Humiliation is often motivated by class, carried out by lower-class morals police—both men and women—against higher-class Westernized women. A friend of mine was once stopped by the morals police because she was wearing pants and a parka that covered only her hips. But she was not wearing makeup; her head was covered with a small cotton scarf; she didn’t dye her hair and a few gray strands were showing; she was wearing the cheap blue plastic sandals favored by the poor. “The notion of a
‘bad-hejab
woman’ is a loose, Westernized woman,” she recalled. “I was just badly dressed. He was totally confused. And so he gave up.”
Many women interpreted Khatami’s election as President to mean that they could loosen up in the way they dressed. So more hair began to show in Tehran than at any time since the early years of the revolution. A lot more makeup too. The President’s mother and his wife wore makeup, so why not other women?
I have seen that easing in the rules at the Laleh Hotel. For years, the security guard there would greet me politely every day in Persian with the same message: “Fix your
hejab,
madam.” I would smile and tell him I was not a Muslim. In early 1998, months after after Khatami’s election, he just said hello. So, I even dared to shed the appliquéd raw-silk coat I normally wear (already a stare-getting getup) for a pantsuit. No one seemed to mind that I had legs. Then I tried it on the streets. There were no consequences.
For years, I asked people in authority whether women—foreigners in particular—could wear hats. I never found a religious scholar who could cite a specific ban in the Koran against hats for women. And I never got a consistent answer. Former President Rafsanjani’s wife, Effat Marashi, once told me I didn’t even have to wear a scarf. “If it were up to me, I wouldn’t have forced you,” she said. “Non-Muslim women can go out any way they want in our religion. They should dress just the way they always dress.”

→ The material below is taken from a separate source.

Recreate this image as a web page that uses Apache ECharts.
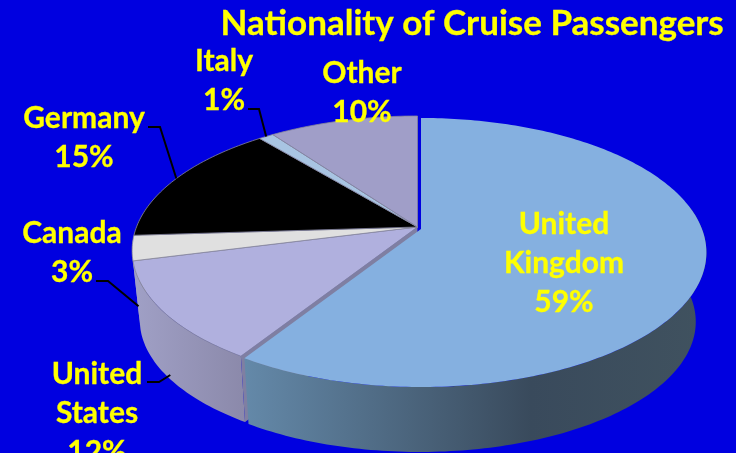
<!DOCTYPE html>
<html>
<head>
<meta charset="utf-8">
<style>html,body{margin:0;padding:0;background:#0000e0}#chart{width:736px;height:453px}</style>
<script src="https://cdn.jsdelivr.net/npm/echarts@6/dist/echarts.min.js"></script>
</head>
<body>
<div id="chart"></div>
<script>
// Passenger share by nationality, percent, clockwise from twelve o'clock
const categories = ['United Kingdom', 'United States', 'Canada', 'Germany', 'Italy', 'Other'];
const values = [59, 12, 3, 15, 1, 10];
const labelLines = [['United', 'Kingdom'], ['United', 'States'], ['Canada'], ['Germany'], ['Italy'], ['Other']];

const topColors = ['#85b0e0', '#b0b0de', '#e0e0e0', '#000000', '#a8c4e2', '#a09ec8'];
const wallStops = [
  [[0, '#6489a9'], [0.62, '#394a5c'], [1, '#40525f']],
  [[0, '#a0a0c6'], [1, '#8b89aa']],
  [[0, '#9d9dc4'], [1, '#9d9dc4']],
  [[0, '#555'], [1, '#555']],
  [[0, '#556'], [1, '#556']],
  [[0, '#556'], [1, '#556']]
];
// Layout: label centre, leader start, leader elbow, how far down the wall the leader lands
const labelBoxes = [
  { x: 564, y: 263 },
  { x: 97, y: 413, leader: [[147, 382], [159, 382]], drop: 0.93 },
  { x: 72, y: 253, leader: [[96, 281], [108, 281]], drop: 0.84 },
  { x: 84, y: 138, leader: [[148, 127], [160, 127]], drop: 0 },
  { x: 224, y: 81, leader: [[248, 109], [259, 109]], drop: 0 },
  { x: 362, y: 93 }
];

// Perspective disc: the hub sits above the middle of the visible ellipse
const disc = { x: 417.5, y: 227, rx: 281, ry: 130.4, k: 0.1747 };
const base = { scale: 0.968, dx: -1.5, dy: 70 };
const detached = { dx: 3.5, dy: 2 };
const total = values.reduce((a, b) => a + b, 0);

function startFraction(i) {
  let s = 0;
  for (let j = 0; j < i; j++) s += values[j];
  return s / total;
}
function rimPoint(angle, low, off) {
  const u = Math.sin(angle), v = -Math.cos(angle);
  const w = 1 - disc.k * v;
  const s = low ? base.scale : 1;
  return [
    disc.x + off[0] + (low ? base.dx : 0) + s * disc.rx * u / w,
    disc.y + off[1] + (low ? base.dy : 0) + s * disc.ry * v / w
  ];
}
function hub(low, off) {
  return [disc.x + off[0] + (low ? base.dx : 0), disc.y + off[1] + (low ? base.dy : 0)];
}
function sweep(a0, a1, low, off) {
  const pts = [];
  const n = Math.max(2, Math.ceil(Math.abs(a1 - a0) / (Math.PI / 180)));
  for (let i = 0; i <= n; i++) pts.push(rimPoint(a0 + (a1 - a0) * i / n, low, off));
  return pts;
}
function offsetOf(i) {
  return i === 0 ? [detached.dx, detached.dy] : [0, 0];
}
function sliceAngles(i, value) {
  const a0 = startFraction(i) * 2 * Math.PI;
  return [a0, a0 + value / total * 2 * Math.PI];
}

function renderWall(params, api) {
  const i = api.value(0), val = api.value(1), off = offsetOf(i);
  const [a0, a1] = sliceAngles(i, val);
  const frontFrom = 80 * Math.PI / 180, frontTo = 285 * Math.PI / 180;
  const from = Math.max(a0, frontFrom), to = Math.min(a1, frontTo);
  if (to <= from) return { type: 'group', children: [] };
  const up = sweep(from, to, false, off);
  const low = sweep(from, to, true, off).reverse();
  const children = [{
    type: 'polygon',
    shape: { points: up.concat(low) },
    style: {
      fill: {
        type: 'linear', x: 0, y: 0, x2: 1, y2: 0,
        colorStops: wallStops[i].map(s => ({ offset: s[0], color: s[1] }))
      }
    }
  }];
  // The cut face exposed where the detached slice has moved away
  if (i === 1) {
    children.push({
      type: 'polygon',
      shape: { points: [hub(false, off), rimPoint(a0, false, off), rimPoint(a0, true, off), hub(true, off)] },
      style: { fill: '#7f7fa2' }
    });
  }
  return { type: 'group', children };
}

function renderTop(params, api) {
  const i = api.value(0), val = api.value(1), off = offsetOf(i);
  const [a0, a1] = sliceAngles(i, val);
  return {
    type: 'polygon',
    shape: { points: [hub(false, off)].concat(sweep(a0, a1, false, off)) },
    style: {
      fill: topColors[i],
      stroke: i === 0 ? topColors[0] : '#85859b',
      lineWidth: i === 0 ? 0 : 0.8
    }
  };
}

function renderLabel(params, api) {
  const i = api.value(0), val = api.value(1), off = offsetOf(i);
  const box = labelBoxes[i];
  const children = [];
  if (box.leader) {
    const [a0, a1] = sliceAngles(i, val);
    const mid = (a0 + a1) / 2;
    const a = rimPoint(mid, false, off), b = rimPoint(mid, true, off);
    const end = [a[0] + (b[0] - a[0]) * box.drop, a[1] + (b[1] - a[1]) * box.drop];
    children.push({
      type: 'polyline',
      shape: { points: box.leader.concat([end]) },
      style: { fill: null, stroke: '#000', lineWidth: 2 }
    });
  }
  children.push({
    type: 'text',
    style: {
      x: box.x, y: box.y,
      text: labelLines[i].concat([val + '%']).join('\n'),
      fill: '#ffff00',
      stroke: '#ffff00',
      lineWidth: 0.3,
      font: 'bold 30px Lato',
      lineHeight: 39,
      align: 'center',
      verticalAlign: 'middle'
    }
  });
  return { type: 'group', children };
}

const rows = categories.map((name, i) => [i, values[i], name]);

echarts.init(document.getElementById('chart')).setOption({
  animation: false,
  backgroundColor: '#0000e0',
  title: {
    text: 'Nationality of Cruise Passengers',
    right: 7, top: 1,
    textStyle: {
      color: '#ffff00', fontFamily: 'Lato', fontWeight: 'bold', fontSize: 35,
      textBorderColor: '#ffff00', textBorderWidth: 0.3
    }
  },
  series: [
    { type: 'custom', coordinateSystem: 'none', silent: true, z: 1, data: rows.slice().reverse(), renderItem: renderWall },
    { type: 'custom', coordinateSystem: 'none', silent: true, z: 2, data: rows, renderItem: renderTop },
    { type: 'custom', coordinateSystem: 'none', silent: true, z: 3, data: rows, renderItem: renderLabel }
  ]
});
</script>
</body>
</html>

“May I go around Iran with no scarf, then?” I asked.
“You may,” she giggled. “But you wouldn’t.”
By contrast, President Khatami’s wife, Zohreh Sadeghi, took a harder line. “Our culture requires the scarf,” she told me when we met. “Usually it is unacceptable that foreign women wear hats.”
Foreign tourists visiting Iran also began to test the limits. On a tour I took with some Americans in the fall of 1998, the guide made the mistake of telling our group that women did not have to wear the poorly sewn, ankle-length polyester coats handed out to us at orientation. Some women donned their husbands’ shirts over pants. One woman began wearing a floppy canvas hat from one of those fishing-and-camping catalogues. And she got away with it. Some of us even dared to go bareheaded on the tour bus, which caused major rubbernecking.